* **What is asked**:
Give back exactly the lines from the beginning of the listing below to the line holding "0.0002, 0.0001, 0.0];", both ends included; the pictures stay out.

* **Data**:
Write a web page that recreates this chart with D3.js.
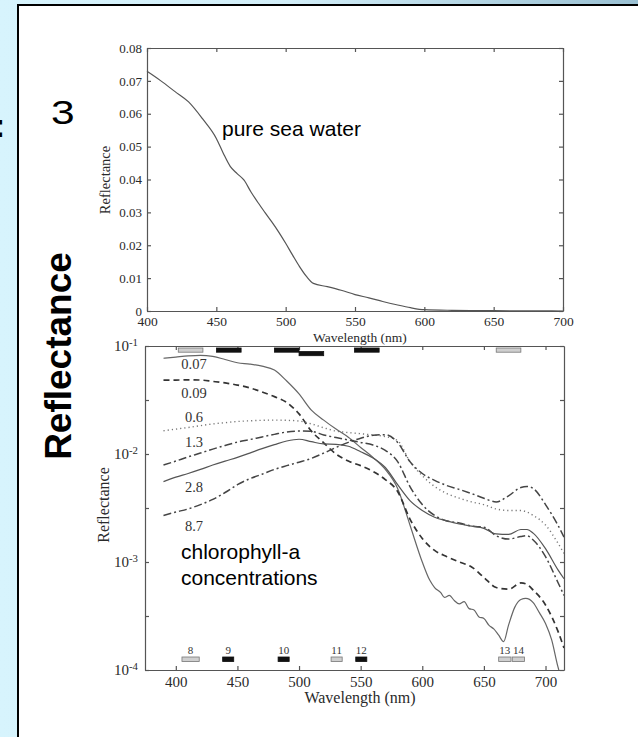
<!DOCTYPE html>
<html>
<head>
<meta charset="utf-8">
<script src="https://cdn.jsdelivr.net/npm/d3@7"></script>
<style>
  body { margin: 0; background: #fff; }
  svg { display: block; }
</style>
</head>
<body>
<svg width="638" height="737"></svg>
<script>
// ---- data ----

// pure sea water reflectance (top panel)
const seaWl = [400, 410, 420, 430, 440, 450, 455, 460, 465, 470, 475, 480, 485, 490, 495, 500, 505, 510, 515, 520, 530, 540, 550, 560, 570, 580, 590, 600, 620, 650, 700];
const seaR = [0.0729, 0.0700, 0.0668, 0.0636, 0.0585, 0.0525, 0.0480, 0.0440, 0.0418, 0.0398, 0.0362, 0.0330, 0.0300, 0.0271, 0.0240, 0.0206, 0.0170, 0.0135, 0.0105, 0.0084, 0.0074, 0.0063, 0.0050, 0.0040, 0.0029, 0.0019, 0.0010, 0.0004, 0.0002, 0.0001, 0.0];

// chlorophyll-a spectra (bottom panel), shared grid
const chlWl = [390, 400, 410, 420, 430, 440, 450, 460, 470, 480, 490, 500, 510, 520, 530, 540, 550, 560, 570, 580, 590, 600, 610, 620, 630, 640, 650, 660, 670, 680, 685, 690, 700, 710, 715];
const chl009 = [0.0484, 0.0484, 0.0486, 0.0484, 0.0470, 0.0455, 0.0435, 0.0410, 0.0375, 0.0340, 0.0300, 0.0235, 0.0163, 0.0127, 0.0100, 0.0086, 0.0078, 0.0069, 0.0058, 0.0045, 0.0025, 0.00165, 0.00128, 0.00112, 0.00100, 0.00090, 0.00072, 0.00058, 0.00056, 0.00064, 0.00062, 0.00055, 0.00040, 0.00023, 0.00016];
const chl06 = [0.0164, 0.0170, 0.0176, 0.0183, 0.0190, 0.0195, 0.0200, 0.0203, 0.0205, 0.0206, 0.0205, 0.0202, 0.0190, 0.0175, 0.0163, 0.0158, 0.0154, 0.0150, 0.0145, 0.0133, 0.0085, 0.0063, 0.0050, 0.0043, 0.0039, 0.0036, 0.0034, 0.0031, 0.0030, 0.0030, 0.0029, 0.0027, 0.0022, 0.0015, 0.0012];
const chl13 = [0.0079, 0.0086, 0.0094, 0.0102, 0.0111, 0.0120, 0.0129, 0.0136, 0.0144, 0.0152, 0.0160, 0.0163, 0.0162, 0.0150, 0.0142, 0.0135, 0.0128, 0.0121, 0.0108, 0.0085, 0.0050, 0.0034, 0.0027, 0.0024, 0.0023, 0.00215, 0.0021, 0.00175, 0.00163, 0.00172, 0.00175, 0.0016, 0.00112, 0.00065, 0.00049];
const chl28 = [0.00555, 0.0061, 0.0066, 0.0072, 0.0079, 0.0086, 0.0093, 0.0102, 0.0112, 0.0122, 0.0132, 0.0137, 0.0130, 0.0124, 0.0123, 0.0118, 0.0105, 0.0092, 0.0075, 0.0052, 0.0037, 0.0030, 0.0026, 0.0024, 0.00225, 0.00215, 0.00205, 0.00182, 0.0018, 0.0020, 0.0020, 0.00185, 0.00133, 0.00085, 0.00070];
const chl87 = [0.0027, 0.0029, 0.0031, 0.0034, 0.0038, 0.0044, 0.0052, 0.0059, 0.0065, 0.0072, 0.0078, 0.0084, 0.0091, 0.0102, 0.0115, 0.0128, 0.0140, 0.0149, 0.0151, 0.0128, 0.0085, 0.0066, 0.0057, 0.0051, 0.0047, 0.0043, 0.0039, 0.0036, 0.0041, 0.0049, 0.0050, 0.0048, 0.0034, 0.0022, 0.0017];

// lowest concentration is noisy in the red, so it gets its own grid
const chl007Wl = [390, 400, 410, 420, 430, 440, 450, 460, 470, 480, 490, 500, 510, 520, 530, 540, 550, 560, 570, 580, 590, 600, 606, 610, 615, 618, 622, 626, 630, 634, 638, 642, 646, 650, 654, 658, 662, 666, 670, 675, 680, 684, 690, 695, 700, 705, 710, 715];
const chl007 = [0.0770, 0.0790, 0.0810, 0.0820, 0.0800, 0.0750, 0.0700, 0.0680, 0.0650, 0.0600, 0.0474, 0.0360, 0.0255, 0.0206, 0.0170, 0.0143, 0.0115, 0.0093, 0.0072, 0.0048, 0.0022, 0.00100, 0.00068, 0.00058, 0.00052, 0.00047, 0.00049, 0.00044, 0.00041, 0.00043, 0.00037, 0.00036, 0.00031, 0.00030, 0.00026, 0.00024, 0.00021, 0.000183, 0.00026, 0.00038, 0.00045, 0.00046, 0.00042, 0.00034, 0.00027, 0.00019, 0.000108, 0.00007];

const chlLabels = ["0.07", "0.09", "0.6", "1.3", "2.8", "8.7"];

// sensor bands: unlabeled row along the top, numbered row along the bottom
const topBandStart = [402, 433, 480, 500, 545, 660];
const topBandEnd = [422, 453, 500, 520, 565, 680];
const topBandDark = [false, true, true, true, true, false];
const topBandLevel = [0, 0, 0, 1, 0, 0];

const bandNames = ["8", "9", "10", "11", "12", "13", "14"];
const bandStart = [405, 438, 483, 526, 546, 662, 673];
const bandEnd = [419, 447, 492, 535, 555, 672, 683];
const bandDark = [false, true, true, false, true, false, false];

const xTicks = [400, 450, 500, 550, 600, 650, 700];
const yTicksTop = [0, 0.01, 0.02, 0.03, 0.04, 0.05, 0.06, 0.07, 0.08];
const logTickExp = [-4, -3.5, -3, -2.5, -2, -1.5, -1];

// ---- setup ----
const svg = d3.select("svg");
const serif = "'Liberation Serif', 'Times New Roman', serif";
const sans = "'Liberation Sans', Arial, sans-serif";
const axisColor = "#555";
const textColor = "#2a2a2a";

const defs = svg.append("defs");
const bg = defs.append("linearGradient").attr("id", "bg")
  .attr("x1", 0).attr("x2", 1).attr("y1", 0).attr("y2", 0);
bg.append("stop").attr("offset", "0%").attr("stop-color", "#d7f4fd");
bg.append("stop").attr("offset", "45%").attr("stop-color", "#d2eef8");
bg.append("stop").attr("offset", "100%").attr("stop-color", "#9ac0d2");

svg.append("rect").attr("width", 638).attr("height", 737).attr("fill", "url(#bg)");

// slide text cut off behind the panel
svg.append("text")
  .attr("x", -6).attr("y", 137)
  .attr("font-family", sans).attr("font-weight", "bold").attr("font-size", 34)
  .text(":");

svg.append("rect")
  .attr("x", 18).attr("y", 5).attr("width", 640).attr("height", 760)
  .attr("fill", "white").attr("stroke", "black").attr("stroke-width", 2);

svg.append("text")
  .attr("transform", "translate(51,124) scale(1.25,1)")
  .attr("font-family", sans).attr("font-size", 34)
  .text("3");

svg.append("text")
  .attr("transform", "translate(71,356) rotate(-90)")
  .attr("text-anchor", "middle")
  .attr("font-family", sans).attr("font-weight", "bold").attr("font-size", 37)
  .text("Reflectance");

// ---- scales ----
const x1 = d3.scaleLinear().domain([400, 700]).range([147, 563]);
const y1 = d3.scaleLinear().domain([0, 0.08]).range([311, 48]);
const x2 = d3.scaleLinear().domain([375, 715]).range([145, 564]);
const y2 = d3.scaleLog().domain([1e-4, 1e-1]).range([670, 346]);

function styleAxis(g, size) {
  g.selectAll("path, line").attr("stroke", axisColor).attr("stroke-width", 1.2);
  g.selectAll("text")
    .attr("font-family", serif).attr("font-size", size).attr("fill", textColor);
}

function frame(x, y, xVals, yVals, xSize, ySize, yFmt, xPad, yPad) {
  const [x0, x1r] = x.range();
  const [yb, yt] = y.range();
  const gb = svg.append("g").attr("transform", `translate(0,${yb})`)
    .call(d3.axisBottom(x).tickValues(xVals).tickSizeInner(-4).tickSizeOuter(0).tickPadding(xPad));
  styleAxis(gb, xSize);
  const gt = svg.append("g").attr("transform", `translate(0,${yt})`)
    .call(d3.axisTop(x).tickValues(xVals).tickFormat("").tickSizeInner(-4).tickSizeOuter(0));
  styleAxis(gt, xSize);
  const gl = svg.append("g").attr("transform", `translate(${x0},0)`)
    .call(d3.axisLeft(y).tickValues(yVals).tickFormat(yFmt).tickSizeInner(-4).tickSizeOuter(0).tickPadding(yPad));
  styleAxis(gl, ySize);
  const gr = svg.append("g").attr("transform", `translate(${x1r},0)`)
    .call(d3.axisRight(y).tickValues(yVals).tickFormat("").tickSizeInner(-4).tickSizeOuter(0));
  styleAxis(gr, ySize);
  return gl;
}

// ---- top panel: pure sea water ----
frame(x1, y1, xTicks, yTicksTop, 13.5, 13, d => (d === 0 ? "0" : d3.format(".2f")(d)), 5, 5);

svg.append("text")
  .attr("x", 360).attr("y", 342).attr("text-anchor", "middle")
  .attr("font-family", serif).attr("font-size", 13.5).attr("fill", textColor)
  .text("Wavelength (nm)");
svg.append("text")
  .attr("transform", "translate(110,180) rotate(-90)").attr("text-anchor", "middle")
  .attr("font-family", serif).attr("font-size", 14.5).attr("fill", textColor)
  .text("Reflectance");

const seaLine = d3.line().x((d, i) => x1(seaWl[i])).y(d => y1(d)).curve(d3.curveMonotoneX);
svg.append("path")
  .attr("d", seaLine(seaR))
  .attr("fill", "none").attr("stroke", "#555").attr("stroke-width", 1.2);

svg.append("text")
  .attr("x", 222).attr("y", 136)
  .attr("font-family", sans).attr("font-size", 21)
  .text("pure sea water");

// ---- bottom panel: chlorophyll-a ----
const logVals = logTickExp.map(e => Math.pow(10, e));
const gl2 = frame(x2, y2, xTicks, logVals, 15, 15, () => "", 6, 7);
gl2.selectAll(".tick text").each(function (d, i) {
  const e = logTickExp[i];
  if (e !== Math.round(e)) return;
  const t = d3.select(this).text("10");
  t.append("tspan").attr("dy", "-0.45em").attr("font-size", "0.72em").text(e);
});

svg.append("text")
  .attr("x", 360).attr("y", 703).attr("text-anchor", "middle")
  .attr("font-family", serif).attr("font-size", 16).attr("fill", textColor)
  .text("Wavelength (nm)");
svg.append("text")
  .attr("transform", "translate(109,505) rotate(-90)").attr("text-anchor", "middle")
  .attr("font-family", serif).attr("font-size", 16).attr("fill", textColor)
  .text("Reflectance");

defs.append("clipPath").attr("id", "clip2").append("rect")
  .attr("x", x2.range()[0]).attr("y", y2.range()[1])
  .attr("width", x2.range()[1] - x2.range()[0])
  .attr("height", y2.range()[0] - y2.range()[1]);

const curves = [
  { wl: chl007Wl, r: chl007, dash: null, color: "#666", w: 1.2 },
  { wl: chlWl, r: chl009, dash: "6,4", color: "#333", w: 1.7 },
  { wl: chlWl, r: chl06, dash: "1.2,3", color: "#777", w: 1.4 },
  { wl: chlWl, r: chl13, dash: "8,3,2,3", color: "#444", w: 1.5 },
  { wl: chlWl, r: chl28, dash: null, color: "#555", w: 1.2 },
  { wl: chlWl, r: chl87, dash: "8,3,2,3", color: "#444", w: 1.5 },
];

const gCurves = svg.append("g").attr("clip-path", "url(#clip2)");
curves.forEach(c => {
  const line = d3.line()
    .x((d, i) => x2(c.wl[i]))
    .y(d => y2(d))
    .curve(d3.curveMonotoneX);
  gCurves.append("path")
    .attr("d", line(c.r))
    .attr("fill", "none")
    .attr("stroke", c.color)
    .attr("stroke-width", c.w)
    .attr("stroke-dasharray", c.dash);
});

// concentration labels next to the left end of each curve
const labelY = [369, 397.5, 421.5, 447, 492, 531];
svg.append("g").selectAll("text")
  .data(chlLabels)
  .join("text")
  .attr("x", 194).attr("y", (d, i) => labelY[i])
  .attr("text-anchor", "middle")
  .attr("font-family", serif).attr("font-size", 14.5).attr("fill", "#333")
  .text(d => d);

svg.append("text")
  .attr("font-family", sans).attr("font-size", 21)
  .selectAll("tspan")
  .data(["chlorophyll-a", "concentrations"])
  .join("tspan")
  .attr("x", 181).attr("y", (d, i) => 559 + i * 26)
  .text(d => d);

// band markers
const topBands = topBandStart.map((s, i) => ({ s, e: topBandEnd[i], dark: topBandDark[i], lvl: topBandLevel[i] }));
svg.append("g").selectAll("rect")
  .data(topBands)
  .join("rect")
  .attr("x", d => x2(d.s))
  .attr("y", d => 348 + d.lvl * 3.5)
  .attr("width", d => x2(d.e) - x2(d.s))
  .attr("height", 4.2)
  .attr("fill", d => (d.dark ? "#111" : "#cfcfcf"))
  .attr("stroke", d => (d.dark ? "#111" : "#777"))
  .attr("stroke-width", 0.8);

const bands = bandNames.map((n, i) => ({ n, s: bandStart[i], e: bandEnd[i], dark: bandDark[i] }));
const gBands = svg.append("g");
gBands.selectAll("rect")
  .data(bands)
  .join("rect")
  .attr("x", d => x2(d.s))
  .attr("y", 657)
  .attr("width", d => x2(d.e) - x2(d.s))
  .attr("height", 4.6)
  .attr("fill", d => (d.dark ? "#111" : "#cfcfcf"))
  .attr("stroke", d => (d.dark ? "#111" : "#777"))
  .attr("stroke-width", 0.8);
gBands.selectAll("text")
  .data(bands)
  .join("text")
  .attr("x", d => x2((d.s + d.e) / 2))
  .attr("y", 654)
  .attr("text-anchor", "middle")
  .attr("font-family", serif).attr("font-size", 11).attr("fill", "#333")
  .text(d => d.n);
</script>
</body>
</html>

* **Response to this exercise**:
Write a web page that recreates this chart with D3.js.
<!DOCTYPE html>
<html>
<head>
<meta charset="utf-8">
<script src="https://cdn.jsdelivr.net/npm/d3@7"></script>
<style>
  body { margin: 0; background: #fff; }
  svg { display: block; }
</style>
</head>
<body>
<svg width="638" height="737"></svg>
<script>
// ---- data ----

// pure sea water reflectance (top panel)
const seaWl = [400, 410, 420, 430, 440, 450, 455, 460, 465, 470, 475, 480, 485, 490, 495, 500, 505, 510, 515, 520, 530, 540, 550, 560, 570, 580, 590, 600, 620, 650, 700];
const seaR = [0.0729, 0.0700, 0.0668, 0.0636, 0.0585, 0.0525, 0.0480, 0.0440, 0.0418, 0.0398, 0.0362, 0.0330, 0.0300, 0.0271, 0.0240, 0.0206, 0.0170, 0.0135, 0.0105, 0.0084, 0.0074, 0.0063, 0.0050, 0.0040, 0.0029, 0.0019, 0.0010, 0.0004, 0.0002, 0.0001, 0.0];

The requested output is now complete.